## Exercise prompt
Extract all lines from the data beneath that include the word "Python".

..............................

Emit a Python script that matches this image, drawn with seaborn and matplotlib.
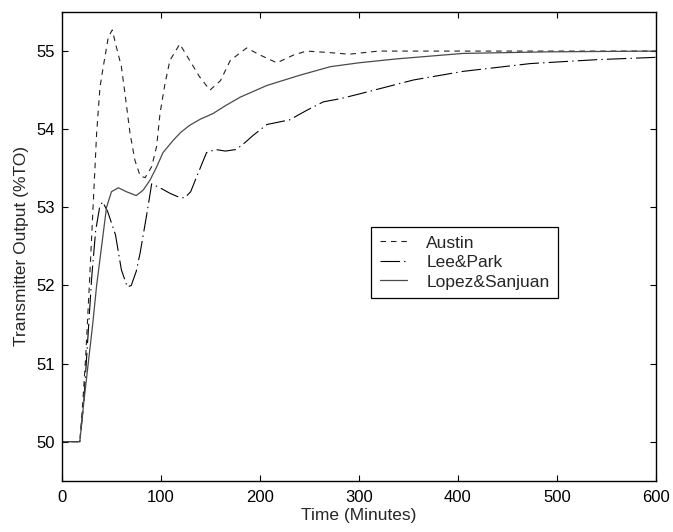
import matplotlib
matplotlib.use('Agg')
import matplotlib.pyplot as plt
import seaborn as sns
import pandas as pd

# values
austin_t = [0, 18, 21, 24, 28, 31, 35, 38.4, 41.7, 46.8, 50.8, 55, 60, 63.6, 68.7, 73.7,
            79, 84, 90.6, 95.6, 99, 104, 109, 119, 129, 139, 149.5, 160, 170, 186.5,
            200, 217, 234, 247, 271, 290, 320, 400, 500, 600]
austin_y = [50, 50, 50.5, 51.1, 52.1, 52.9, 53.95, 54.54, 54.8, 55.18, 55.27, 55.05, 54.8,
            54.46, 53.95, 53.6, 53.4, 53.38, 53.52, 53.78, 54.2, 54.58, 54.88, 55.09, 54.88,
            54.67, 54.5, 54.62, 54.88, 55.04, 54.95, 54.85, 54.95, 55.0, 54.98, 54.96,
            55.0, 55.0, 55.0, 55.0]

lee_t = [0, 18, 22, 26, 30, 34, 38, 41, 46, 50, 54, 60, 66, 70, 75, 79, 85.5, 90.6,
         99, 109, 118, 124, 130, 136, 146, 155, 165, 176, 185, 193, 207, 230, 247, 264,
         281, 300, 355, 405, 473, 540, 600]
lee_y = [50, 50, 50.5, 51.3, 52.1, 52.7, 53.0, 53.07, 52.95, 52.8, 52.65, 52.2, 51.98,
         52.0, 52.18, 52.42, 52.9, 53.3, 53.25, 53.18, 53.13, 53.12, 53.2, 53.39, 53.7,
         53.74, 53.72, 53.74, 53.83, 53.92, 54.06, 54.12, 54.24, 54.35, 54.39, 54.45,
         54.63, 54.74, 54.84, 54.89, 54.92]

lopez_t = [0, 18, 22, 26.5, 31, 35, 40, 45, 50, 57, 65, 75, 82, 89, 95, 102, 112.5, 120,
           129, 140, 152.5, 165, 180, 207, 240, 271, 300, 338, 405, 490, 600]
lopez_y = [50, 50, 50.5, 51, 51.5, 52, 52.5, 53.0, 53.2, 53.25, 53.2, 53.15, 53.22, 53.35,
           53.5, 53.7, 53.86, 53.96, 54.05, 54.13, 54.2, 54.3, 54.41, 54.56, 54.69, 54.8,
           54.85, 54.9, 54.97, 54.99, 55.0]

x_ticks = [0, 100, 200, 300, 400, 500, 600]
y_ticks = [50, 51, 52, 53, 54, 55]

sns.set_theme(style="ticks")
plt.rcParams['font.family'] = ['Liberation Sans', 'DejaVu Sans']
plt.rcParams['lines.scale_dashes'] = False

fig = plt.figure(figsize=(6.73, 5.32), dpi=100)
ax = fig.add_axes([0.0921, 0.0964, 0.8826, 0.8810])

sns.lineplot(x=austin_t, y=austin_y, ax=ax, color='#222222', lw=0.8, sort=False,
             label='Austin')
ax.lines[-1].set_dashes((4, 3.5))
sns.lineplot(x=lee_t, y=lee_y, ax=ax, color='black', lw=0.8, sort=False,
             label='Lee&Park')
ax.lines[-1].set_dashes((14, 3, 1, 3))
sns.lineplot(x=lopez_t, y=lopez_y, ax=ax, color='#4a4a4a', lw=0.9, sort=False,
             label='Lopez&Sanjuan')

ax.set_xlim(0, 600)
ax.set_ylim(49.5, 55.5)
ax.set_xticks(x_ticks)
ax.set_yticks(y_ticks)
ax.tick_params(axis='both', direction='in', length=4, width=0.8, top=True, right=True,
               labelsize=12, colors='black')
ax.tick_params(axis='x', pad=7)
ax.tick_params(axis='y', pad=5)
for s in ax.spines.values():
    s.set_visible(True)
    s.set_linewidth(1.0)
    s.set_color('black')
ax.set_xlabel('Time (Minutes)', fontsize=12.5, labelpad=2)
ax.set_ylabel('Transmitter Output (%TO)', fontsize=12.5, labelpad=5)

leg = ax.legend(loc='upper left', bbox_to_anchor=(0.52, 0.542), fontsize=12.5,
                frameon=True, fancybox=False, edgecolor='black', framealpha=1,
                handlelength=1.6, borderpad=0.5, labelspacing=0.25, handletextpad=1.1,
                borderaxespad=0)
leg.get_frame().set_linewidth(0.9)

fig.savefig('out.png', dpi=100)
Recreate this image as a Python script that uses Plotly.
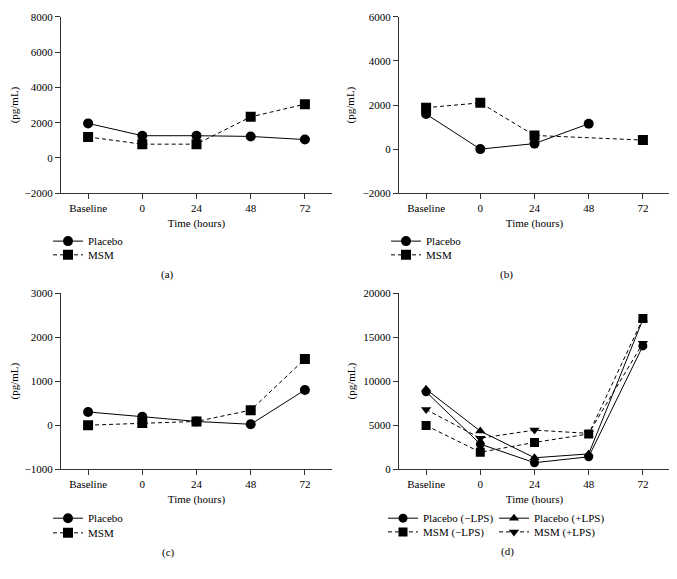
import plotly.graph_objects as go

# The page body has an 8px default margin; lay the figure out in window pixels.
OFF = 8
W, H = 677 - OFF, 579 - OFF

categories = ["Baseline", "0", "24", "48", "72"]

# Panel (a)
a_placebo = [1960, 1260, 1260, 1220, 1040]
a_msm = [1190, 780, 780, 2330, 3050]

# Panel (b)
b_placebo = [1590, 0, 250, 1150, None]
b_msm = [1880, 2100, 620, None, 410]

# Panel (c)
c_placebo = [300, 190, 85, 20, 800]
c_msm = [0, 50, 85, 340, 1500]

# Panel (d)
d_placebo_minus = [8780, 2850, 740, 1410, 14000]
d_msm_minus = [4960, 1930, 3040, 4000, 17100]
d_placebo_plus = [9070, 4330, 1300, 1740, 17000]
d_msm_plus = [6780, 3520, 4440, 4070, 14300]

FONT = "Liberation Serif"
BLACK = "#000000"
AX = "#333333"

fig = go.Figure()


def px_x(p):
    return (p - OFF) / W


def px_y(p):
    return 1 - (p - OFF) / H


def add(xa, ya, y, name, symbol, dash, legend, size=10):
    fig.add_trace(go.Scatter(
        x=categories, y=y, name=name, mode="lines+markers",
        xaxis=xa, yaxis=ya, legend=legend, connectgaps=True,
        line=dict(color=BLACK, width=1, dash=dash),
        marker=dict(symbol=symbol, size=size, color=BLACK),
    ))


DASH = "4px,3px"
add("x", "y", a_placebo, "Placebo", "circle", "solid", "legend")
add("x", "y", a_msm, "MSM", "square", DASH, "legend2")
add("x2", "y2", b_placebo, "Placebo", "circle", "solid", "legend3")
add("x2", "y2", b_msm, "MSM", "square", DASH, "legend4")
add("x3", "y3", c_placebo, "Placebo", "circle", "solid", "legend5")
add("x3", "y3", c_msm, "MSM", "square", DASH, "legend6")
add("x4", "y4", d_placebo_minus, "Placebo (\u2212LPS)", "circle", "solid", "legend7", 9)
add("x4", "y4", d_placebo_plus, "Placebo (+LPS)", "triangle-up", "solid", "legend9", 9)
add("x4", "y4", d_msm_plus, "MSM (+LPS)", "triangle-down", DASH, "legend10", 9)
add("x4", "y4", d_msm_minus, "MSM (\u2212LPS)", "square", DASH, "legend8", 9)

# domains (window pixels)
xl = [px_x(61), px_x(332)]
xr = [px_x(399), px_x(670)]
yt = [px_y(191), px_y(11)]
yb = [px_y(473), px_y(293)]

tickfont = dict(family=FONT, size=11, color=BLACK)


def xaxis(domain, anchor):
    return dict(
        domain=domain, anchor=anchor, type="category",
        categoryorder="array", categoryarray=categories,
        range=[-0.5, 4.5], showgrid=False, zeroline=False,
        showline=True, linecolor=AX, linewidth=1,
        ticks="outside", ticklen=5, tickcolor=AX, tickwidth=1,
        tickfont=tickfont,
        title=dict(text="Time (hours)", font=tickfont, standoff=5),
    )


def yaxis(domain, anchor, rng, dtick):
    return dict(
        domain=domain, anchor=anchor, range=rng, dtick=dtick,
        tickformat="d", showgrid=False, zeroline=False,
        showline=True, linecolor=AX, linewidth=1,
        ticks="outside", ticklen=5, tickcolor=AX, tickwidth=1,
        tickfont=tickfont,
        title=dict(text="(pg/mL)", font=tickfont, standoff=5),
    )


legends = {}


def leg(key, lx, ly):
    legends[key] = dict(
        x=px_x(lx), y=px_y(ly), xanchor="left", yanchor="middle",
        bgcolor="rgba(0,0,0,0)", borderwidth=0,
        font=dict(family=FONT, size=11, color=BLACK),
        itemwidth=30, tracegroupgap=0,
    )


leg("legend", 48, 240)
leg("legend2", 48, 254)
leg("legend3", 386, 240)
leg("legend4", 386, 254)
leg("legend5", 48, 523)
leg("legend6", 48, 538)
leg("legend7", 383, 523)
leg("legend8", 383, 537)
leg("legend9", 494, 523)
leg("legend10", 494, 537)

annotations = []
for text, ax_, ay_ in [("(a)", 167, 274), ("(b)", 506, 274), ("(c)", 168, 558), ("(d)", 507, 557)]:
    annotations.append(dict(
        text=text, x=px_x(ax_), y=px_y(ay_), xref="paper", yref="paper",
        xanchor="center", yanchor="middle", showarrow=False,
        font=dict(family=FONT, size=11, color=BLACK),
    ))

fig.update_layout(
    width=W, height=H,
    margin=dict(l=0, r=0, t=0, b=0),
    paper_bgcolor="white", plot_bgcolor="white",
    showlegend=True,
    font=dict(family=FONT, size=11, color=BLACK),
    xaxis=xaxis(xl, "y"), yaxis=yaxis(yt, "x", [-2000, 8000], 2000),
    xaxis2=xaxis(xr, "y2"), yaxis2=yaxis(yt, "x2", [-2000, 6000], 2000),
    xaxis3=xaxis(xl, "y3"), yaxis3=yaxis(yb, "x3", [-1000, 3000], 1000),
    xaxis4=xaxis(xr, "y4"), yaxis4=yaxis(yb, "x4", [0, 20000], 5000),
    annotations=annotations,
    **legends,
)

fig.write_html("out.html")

..............................

## Reply
Emit a Python script that matches this image, drawn with seaborn and matplotlib.
Recreate this image as a Python script that uses Plotly.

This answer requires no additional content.